=== WHAT IS REQUIRED ===
Don't include pictures. Quote the lines below from the first through the line that contains "const deltaValue = -3.2;".

=== DATA SHOWN ===

################

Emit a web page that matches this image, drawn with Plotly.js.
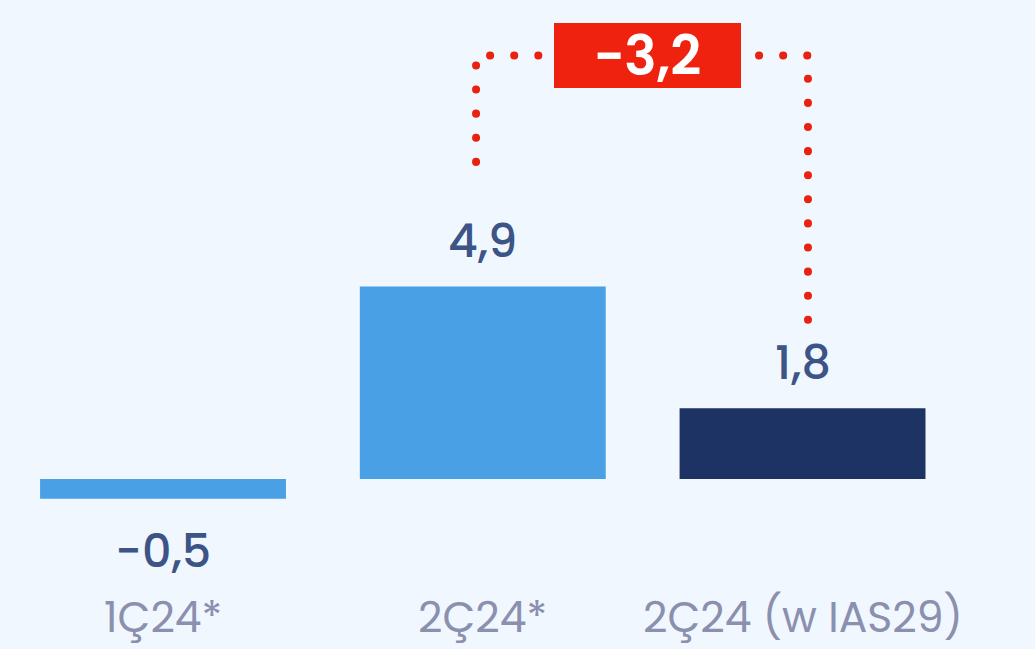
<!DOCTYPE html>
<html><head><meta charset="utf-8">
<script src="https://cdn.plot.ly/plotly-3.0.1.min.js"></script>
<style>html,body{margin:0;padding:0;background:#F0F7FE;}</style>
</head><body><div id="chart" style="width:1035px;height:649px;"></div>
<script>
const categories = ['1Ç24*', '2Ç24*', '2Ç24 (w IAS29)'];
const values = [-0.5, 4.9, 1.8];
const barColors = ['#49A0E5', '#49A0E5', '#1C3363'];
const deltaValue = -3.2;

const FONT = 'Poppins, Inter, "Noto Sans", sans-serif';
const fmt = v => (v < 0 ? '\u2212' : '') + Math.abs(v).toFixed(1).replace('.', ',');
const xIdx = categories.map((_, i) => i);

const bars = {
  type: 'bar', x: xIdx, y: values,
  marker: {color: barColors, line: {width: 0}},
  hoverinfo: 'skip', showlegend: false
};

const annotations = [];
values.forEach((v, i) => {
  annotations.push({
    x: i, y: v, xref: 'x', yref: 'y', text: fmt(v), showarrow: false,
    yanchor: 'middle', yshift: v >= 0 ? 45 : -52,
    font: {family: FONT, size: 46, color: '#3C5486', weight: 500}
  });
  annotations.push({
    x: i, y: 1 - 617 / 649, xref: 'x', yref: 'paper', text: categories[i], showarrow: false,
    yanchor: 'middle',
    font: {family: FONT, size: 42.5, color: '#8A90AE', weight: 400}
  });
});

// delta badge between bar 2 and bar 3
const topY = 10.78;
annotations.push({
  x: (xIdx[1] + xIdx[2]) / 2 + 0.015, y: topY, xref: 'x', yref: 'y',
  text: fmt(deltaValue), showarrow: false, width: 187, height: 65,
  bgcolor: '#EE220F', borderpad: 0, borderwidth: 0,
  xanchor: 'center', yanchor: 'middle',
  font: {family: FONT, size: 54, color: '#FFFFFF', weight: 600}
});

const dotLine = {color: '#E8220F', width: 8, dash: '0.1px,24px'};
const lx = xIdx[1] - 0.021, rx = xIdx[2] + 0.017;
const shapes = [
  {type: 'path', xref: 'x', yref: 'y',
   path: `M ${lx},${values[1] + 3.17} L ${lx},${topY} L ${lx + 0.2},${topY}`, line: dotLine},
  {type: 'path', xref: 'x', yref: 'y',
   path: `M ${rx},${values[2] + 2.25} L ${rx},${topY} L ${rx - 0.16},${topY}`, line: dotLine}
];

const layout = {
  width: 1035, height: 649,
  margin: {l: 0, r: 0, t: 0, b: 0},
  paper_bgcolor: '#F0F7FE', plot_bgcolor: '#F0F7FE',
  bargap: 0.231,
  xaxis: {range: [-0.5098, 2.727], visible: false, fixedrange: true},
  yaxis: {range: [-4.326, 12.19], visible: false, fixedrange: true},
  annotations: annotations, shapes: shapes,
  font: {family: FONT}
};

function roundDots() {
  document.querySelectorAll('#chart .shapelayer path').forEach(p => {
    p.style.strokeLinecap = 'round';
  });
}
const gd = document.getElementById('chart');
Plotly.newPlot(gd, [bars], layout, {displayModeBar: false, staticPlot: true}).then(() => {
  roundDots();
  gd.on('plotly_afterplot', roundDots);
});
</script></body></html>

################

=== THE RESULT ===
Emit a web page that matches this image, drawn with Plotly.js.
<!DOCTYPE html>
<html><head><meta charset="utf-8">
<script src="https://cdn.plot.ly/plotly-3.0.1.min.js"></script>
<style>html,body{margin:0;padding:0;background:#F0F7FE;}</style>
</head><body><div id="chart" style="width:1035px;height:649px;"></div>
<script>
const categories = ['1Ç24*', '2Ç24*', '2Ç24 (w IAS29)'];
const values = [-0.5, 4.9, 1.8];
const barColors = ['#49A0E5', '#49A0E5', '#1C3363'];
const deltaValue = -3.2;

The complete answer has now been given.